Its absolutely silly we still tie retirement accounts and healthcare to employers.
"Allow individuals to fully deduct health insurance premium payments from their tax returns under the current tax system. Businesses are allowed to take these deductions so why wouldn't Congress allow individuals the same exemptions?"
"Equalize the tax laws so that employer-provided health insurance and individually owned health insurance have the same tax benefits. Now employer health insurance benefits are fully tax deductible, but individual health insurance is not. This is unfair."
Wow, who knew Trump had positions? Someone on his staff should tell him to talk about them rather than continuously drawing attention to attacks from his opponents that he should not even be mentioning. Well, actually let's not because he would not be a stable president for the US economy. Would be nice to have a president that didn't see business as an enemy and tax cuts as handouts for the wealthy though.

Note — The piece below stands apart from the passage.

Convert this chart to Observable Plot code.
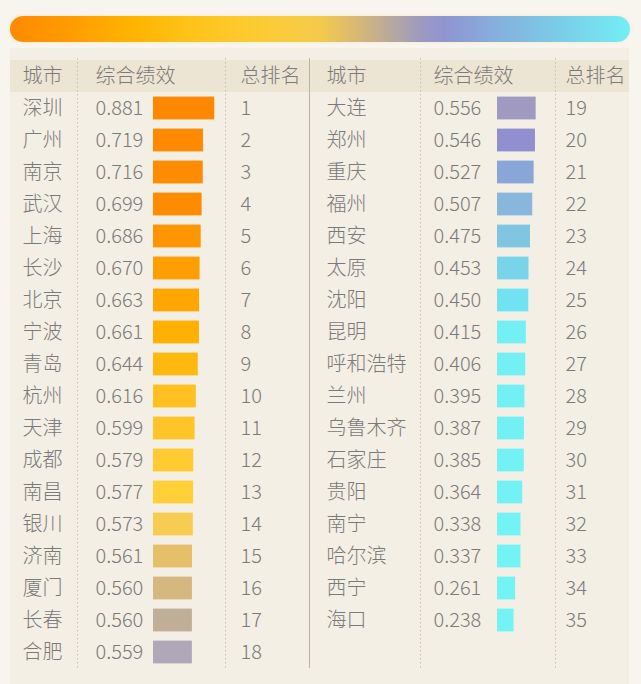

The problem with lowering taxes for the wealth is they invest it. which drives up asset prices. makes them feel good, because the assets values went up but it didn't create anymore actual assets or create anything more productive. Corporations are flush with cash and investing in new technology as fast as they can. Throwing money at the problem won't fix anything.
If you're already employed full time and your paychecks go directly to you its only possible if your employer is okay with paying you as a contractor, which of course makes their situation with you more complicated, and also you might have trouble getting health insurance through the company.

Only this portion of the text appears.